Almost every town has a building that's haunted. It might be an old school house, a boarded up residential home, or an abandoned mental institution. There are two similarities between all places where haunting is said to occur. One is that something painful happened there, the idea is that pain can lodge itself in the memory of a building, the same way it lodges itself in the memory of a person. The stories always follow a basic format. "That old library is haunted, three kids were murdered in its basement.” One may ask why three children were murdered in the library, or question a library as an ideal place for murder because of its strict policy on keeping quiet. But chances are, regardless of your incredulous questions, the next time you step in that library, you'll feel an extra chill in the air, or hear a creak in the distance where no person could have made the noise, or hear the faint screaming of children with a faint shushing of a librarian who died in the same building but of natural causes.
The second thing I've noticed is a little more vague but just as consistent, the places that are said to be haunted tend to be personal to the town itself. Homes, schools, slaughter houses, repertory theaters. I think this is because ghosts and spirits are personal. We like to imagine that we have souls that live beyond our bodies, and when we think about the afterlife, we like to consider our souls inhabiting a place that has spirit itself. I've asked many people about the haunted places in their hometowns, and I still have never heard of a haunted Walmart or a haunted McDonald's, unless those buildings used to house an establishment with a soul. Then, much like the human dead, the deceased business will haunt the new corporate establishment that occupies its frame.
The haunted place in my neighborhood was a home. Unlike many haunted homes, which tend to exist on the outskirts of town, this one was in the middle of my neighborhood, prime real estate. There was a hilarious feature to my street where, even though there were less than 100 residents, the main street led into a roundabout that branched into three even less populated streets. The roundabout was so infrequently used that us neighborhood kids would play in the roundabout, climbing the large boulder in its center and yelling things at cars that would pass. This sounds unsafe, but no one would dare drive above 15 miles an hour or they would receive phone calls or even visits from neighborhood parents, knocking on their doors and politely asking them to slow down. That's how small my world was.

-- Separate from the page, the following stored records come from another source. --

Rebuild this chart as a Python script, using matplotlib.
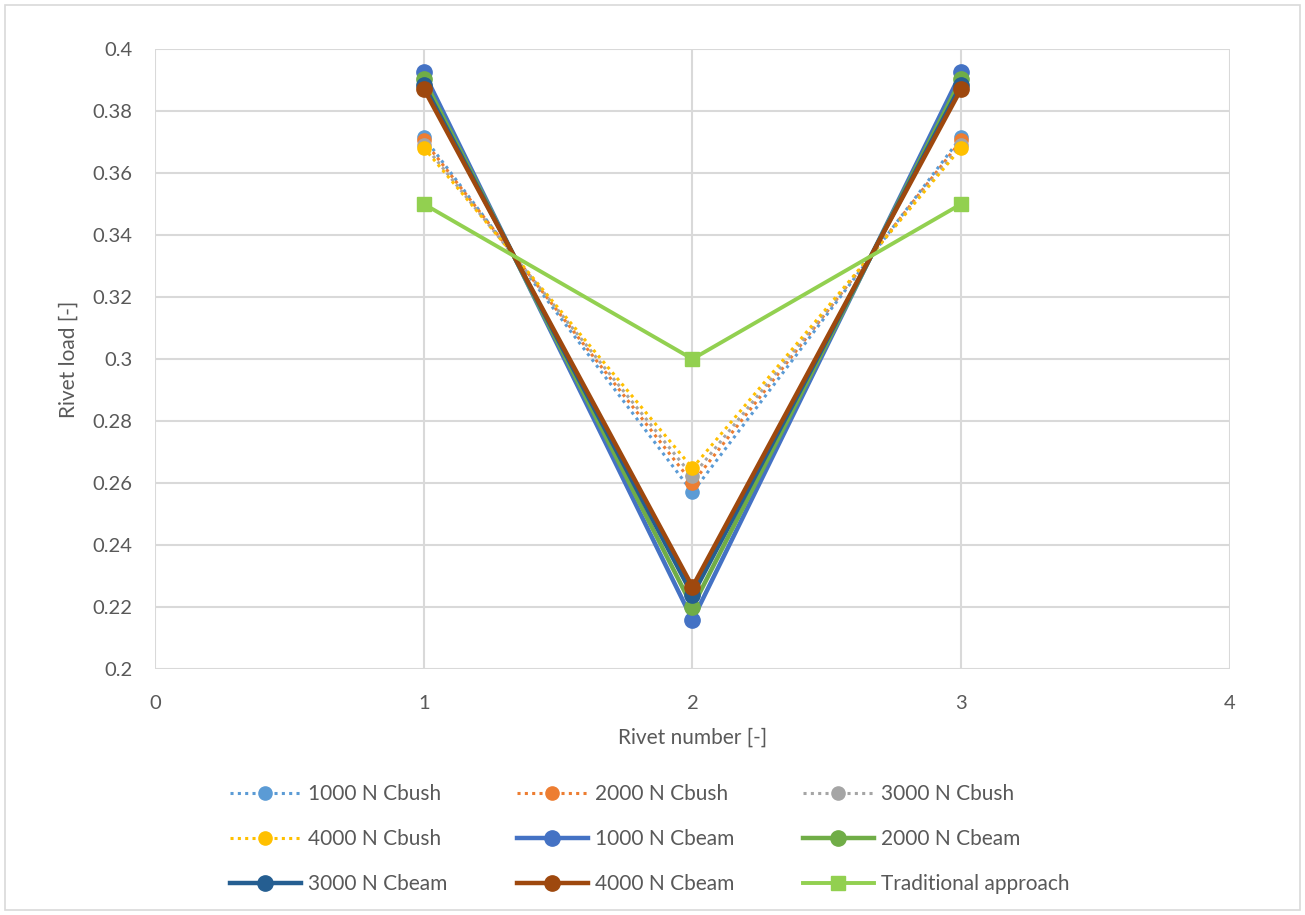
import matplotlib.pyplot as plt
from matplotlib.patches import Rectangle

plt.rcParams['font.family'] = ['Lato', 'DejaVu Sans']

# Data
rivets = [1, 2, 3]
bush_1000 = [0.3716, 0.2570, 0.3716]
bush_2000 = [0.3705, 0.2600, 0.3705]
bush_3000 = [0.3692, 0.2622, 0.3692]
bush_4000 = [0.3682, 0.2648, 0.3682]
beam_1000 = [0.3925, 0.2158, 0.3925]
beam_2000 = [0.3903, 0.2200, 0.3903]
beam_3000 = [0.3885, 0.2238, 0.3885]
beam_4000 = [0.3872, 0.2265, 0.3872]
traditional = [0.35, 0.30, 0.35]

fig = plt.figure(figsize=(13.05, 9.15), dpi=100)
ax = fig.add_axes([0.1188, 0.2689, 0.8237, 0.6775])

text_col = '#595959'
grid_col = '#d9d9d9'

# Cbush series (dotted)
bush = [(bush_1000, '#5b9bd5', '1000 N Cbush'),
        (bush_2000, '#ed7d31', '2000 N Cbush'),
        (bush_3000, '#a5a5a5', '3000 N Cbush'),
        (bush_4000, '#ffc000', '4000 N Cbush')]
handles = []
for vals, c, lab in bush:
    h, = ax.plot(rivets, vals, color=c, lw=2.2, ls=(0, (1, 1.4)), marker='o',
                 ms=9.5, mec=c, mfc=c, label=lab, zorder=3)
    handles.append(h)

# Cbeam series (solid)
beam = [(beam_1000, '#4472c4', '1000 N Cbeam'),
        (beam_2000, '#70ad47', '2000 N Cbeam'),
        (beam_3000, '#255e91', '3000 N Cbeam'),
        (beam_4000, '#9e480e', '4000 N Cbeam')]
for vals, c, lab in beam:
    h, = ax.plot(rivets, vals, color=c, lw=3.2, marker='o', ms=11,
                 mec=c, mfc=c, label=lab, zorder=4)
    handles.append(h)

h, = ax.plot(rivets, traditional, color='#92d050', lw=2.8, marker='s', ms=10,
             label='Traditional approach', zorder=5)
handles.append(h)

ax.set_xlim(0, 4)
ax.set_ylim(0.2, 0.4)
ax.set_xticks([0, 1, 2, 3, 4])
ax.set_yticks([0.2 + 0.02 * i for i in range(11)])
ax.set_yticklabels(['0.2', '0.22', '0.24', '0.26', '0.28', '0.3', '0.32',
                    '0.34', '0.36', '0.38', '0.4'])
ax.grid(True, color=grid_col, lw=1.5)
ax.set_axisbelow(True)
for s in ax.spines.values():
    s.set_visible(False)
ax.tick_params(length=0, labelsize=14.5, colors=text_col)
ax.tick_params(axis='y', pad=16)
ax.tick_params(axis='x', pad=19)
ax.set_xlabel('Rivet number [-]', fontsize=15, color=text_col, labelpad=11)
ax.set_ylabel('Rivet load [-]', fontsize=15, color=text_col, labelpad=10)

# one legend per column so the columns sit where the reference has them
col_x = [230, 517, 803]
for k in range(3):
    leg = fig.legend(handles=handles[k::3], loc='center left',
                     bbox_to_anchor=(col_x[k] / 1305, 1 - 839 / 915),
                     frameon=False, fontsize=15, handlelength=3.4,
                     handletextpad=0.33, labelspacing=1.2,
                     borderpad=0, borderaxespad=0)
    for t in leg.get_texts():
        t.set_color(text_col)

fig.patches.append(Rectangle((0.004, 0.005), 0.992, 0.99, transform=fig.transFigure,
                             fill=False, ec='#d9d9d9', lw=1.2))

fig.savefig('out.png', dpi=100, facecolor='white')
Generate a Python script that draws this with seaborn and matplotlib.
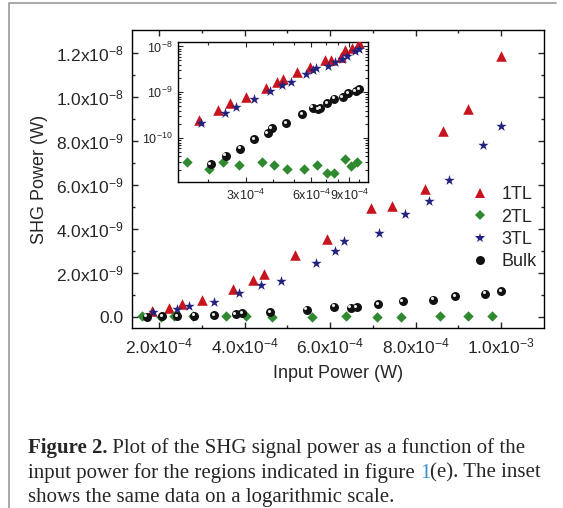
import numpy as np
import pandas as pd
import matplotlib
matplotlib.use("Agg")
import matplotlib.pyplot as plt
import matplotlib.transforms as mtransforms
from matplotlib.lines import Line2D
from matplotlib.ticker import FixedLocator, NullFormatter
import seaborn as sns

# input power in units of 1e-4 W, SHG power in units of 1e-9 W
x_1tl = [1.83, 2.24, 2.54, 3.00, 3.72, 4.19, 4.45, 5.17, 5.93, 6.96, 7.45, 8.22, 8.65, 9.23, 10.0]
y_1tl = [0.25, 0.42, 0.58, 0.78, 1.27, 1.70, 1.93, 2.80, 3.55, 4.96, 5.02, 5.79, 8.44, 9.43, 11.85]

x_2tl = [1.61, 2.04, 2.35, 2.80, 3.57, 4.04, 4.65, 5.57, 6.38, 7.10, 7.65, 8.58, 9.22, 9.78]
y_2tl = [0.0305, 0.0215, 0.0305, 0.0263, 0.0305, 0.0263, 0.0215, 0.0215, 0.0263, 0.0171, 0.0171, 0.0355, 0.0250, 0.0296]

x_3tl = [1.87, 2.41, 2.71, 3.28, 3.88, 4.39, 4.86, 5.68, 6.12, 6.33, 7.15, 7.75, 8.32, 8.78, 9.57, 10.0]
y_3tl = [0.21, 0.35, 0.48, 0.70, 1.08, 1.46, 1.64, 2.47, 3.01, 3.46, 3.82, 4.68, 5.27, 6.21, 7.81, 8.68]

x_bulk = [1.71, 2.07, 2.42, 2.83, 3.29, 3.79, 3.95, 4.60, 5.45, 6.10, 6.48, 6.62, 7.13, 7.70, 8.41, 8.93, 9.63, 10.0]
y_bulk = [0.005, 0.027, 0.041, 0.059, 0.095, 0.126, 0.163, 0.212, 0.33, 0.46, 0.43, 0.45, 0.58, 0.72, 0.78, 0.95, 1.06, 1.16]

series_names = ["1TL", "2TL", "3TL", "Bulk"]

xticks_main = [2e-4, 4e-4, 6e-4, 8e-4, 1e-3]
xticklabels_main = ["2.0x10$^{-4}$", "4.0x10$^{-4}$", "6.0x10$^{-4}$", "8.0x10$^{-4}$", "1.0x10$^{-3}$"]
yticks_main = [0, 2e-9, 4e-9, 6e-9, 8e-9, 1e-8, 1.2e-8]
yticklabels_main = ["0.0", "2.0x10$^{-9}$", "4.0x10$^{-9}$", "6.0x10$^{-9}$",
                    "8.0x10$^{-9}$", "1.0x10$^{-8}$", "1.2x10$^{-8}$"]
xticks_inset = [3e-4, 6e-4, 9e-4]
xticklabels_inset = ["3x10$^{-4}$", "6x10$^{-4}$", "9x10$^{-4}$"]
yticks_inset = [1e-10, 1e-9, 1e-8]
yticklabels_inset = ["10$^{-10}$", "10$^{-9}$", "10$^{-8}$"]

frames = []
for name, xs, ys in [("1TL", x_1tl, y_1tl), ("2TL", x_2tl, y_2tl),
                     ("3TL", x_3tl, y_3tl), ("Bulk", x_bulk, y_bulk)]:
    frames.append(pd.DataFrame({"power": np.array(xs) * 1e-4,
                                "shg": np.array(ys) * 1e-9,
                                "region": name}))
df = pd.concat(frames, ignore_index=True)

styles = {
    "1TL": dict(marker="^", s=58, color="#C8141E"),
    "2TL": dict(marker="D", s=28, color="#2F8A2F"),
    "3TL": dict(marker="*", s=62, color="#23237F"),
    "Bulk": dict(marker="o", s=42, color="#111111"),
}

sns.set_style("ticks")
plt.rcParams["font.family"] = ["Liberation Sans", "DejaVu Sans"]
plt.rcParams["mathtext.default"] = "regular"

fig = plt.figure(figsize=(5.63, 5.08), dpi=100)
ax = fig.add_axes([0.2345, 0.3543, 0.7318, 0.5866])
axin = fig.add_axes([0.3162, 0.6417, 0.3375, 0.2756])


def draw_series(a):
    for name in series_names:
        sub = df[df["region"] == name]
        st = styles[name]
        sns.scatterplot(data=sub, x="power", y="shg", ax=a, marker=st["marker"],
                        s=st["s"], color=st["color"], linewidth=0, legend=False,
                        zorder=3)
    # highlight on the black spheres
    sub = df[df["region"] == "Bulk"]
    shine = mtransforms.offset_copy(a.transData, fig=fig, x=-1.0, y=1.0, units="points")
    a.scatter(sub["power"], sub["shg"], s=5, color="#e8e8e8", linewidth=0,
              transform=shine, zorder=4)


draw_series(ax)
ax.set_xlim(1.37e-4, 1.10e-3)
ax.set_ylim(-0.5e-9, 13.02e-9)
ax.xaxis.set_major_locator(FixedLocator(xticks_main))
ax.set_xticklabels(xticklabels_main)
ax.xaxis.set_minor_locator(FixedLocator([3e-4, 5e-4, 7e-4, 9e-4]))
ax.yaxis.set_major_locator(FixedLocator(yticks_main))
ax.set_yticklabels(yticklabels_main)
ax.yaxis.set_minor_locator(FixedLocator([1e-9, 3e-9, 5e-9, 7e-9, 9e-9, 1.1e-8]))
ax.set_xlabel("Input Power (W)", fontsize=13, labelpad=6)
ax.set_ylabel("SHG Power (W)", fontsize=13, labelpad=6)
ax.tick_params(which="both", direction="in", top=True, right=True, width=1.0,
               labelsize=12.5, pad=6)
ax.tick_params(which="major", length=4.5)
ax.tick_params(which="minor", length=2.5)
for sp in ax.spines.values():
    sp.set_linewidth(1.0)
    sp.set_color("black")

handles = [Line2D([], [], linestyle="none", marker=styles[n]["marker"],
                  markersize=np.sqrt(styles[n]["s"]), color=styles[n]["color"],
                  markeredgewidth=0) for n in series_names]
ax.legend(handles, series_names, loc="upper left", bbox_to_anchor=(0.805, 0.50),
          frameon=False, fontsize=13, handlelength=1.0, handletextpad=0.7,
          labelspacing=0.3, borderaxespad=0)

draw_series(axin)
axin.set_xscale("log")
axin.set_yscale("log")
axin.set_xlim(1.46e-4, 1.10e-3)
axin.set_ylim(1.1e-11, 1.25e-8)
axin.xaxis.set_major_locator(FixedLocator(xticks_inset))
axin.set_xticklabels(xticklabels_inset)
axin.xaxis.set_minor_locator(FixedLocator([2e-4, 4e-4, 5e-4, 7e-4, 8e-4, 1e-3]))
axin.xaxis.set_minor_formatter(NullFormatter())
axin.yaxis.set_major_locator(FixedLocator(yticks_inset))
axin.set_yticklabels(yticklabels_inset)
axin.yaxis.set_minor_locator(FixedLocator(
    [k * 10.0 ** e for e in (-11, -10, -9) for k in range(2, 10)]))
axin.yaxis.set_minor_formatter(NullFormatter())
axin.set_xlabel("")
axin.set_ylabel("")
axin.tick_params(which="both", direction="in", top=True, right=True, width=0.8,
                 labelsize=9, pad=4)
axin.tick_params(which="major", length=3.5)
axin.tick_params(which="minor", length=2)
for sp in axin.spines.values():
    sp.set_linewidth(1.0)
    sp.set_color("black")

# page frame
fig.add_artist(Line2D([8.5 / 563, 8.5 / 563, 556 / 563], [0, 1 - 3.3 / 508, 1 - 3.3 / 508],
                      transform=fig.transFigure, color="#9a9a9a", linewidth=1.2))

# caption
serif = "Liberation Serif"
cap_size = 15
fig.canvas.draw()
rend = fig.canvas.get_renderer()
x0 = 28 / 563
base = [1 - 453.3 / 508, 1 - 477.7 / 508, 1 - 501.7 / 508]
t = fig.text(x0, base[0], "Figure 2.", fontsize=cap_size, fontweight="bold", family=serif, va="baseline")
bb = t.get_window_extent(rend)
fig.text(bb.x1 / fig.bbox.width, base[0], " Plot of the SHG signal power as a function of the",
         fontsize=cap_size, family=serif, va="baseline")
t = fig.text(x0, base[1], "input power for the regions indicated in figure ", fontsize=cap_size,
             family=serif, va="baseline")
bb = t.get_window_extent(rend)
t = fig.text(bb.x1 / fig.bbox.width, base[1], "1", fontsize=cap_size, family=serif,
             va="baseline", color="#3A8FC8")
bb = t.get_window_extent(rend)
fig.text(bb.x1 / fig.bbox.width, base[1], "(e). The inset", fontsize=cap_size, family=serif,
         va="baseline")
fig.text(x0, base[2], "shows the same data on a logarithmic scale.", fontsize=cap_size,
         family=serif, va="baseline")

fig.savefig("out.png", dpi=100)
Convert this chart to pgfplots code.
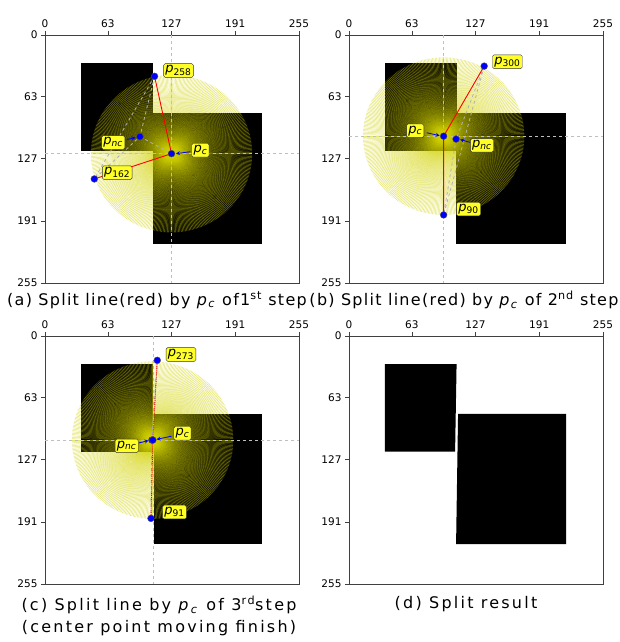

The haunted house was facing the roundabout. There were three other houses around the roundabout, but we all knew who lived in those, no one knew who lived in the fourth, so it was speculated that no one lived there. So why did a light flicker on and off in the uppermost room of the house so frequently? My dad brought this up to me once when we were driving home at night after watching a minor league baseball game.
"You see that?" He said, while I was in the passenger seat half asleep. "I swear there's someone in there, but you never see a car in the driveway."
Maybe it's because the idea that the place was haunted was put in my head by a parental figure, but it stuck with me all the way through high school, up to the first night I ever got drunk, and that liquor gave me the courage to confront the ghost.
"Danny boy!" My friend Mac used to say, as he walked into my house unannounced. Mac and I agreed we could walk into each other's homes at any time without knocking. This was a lovely, innocent gesture that eventually led to me walking in on his dad masterbating in front of their family computer in their kitchen.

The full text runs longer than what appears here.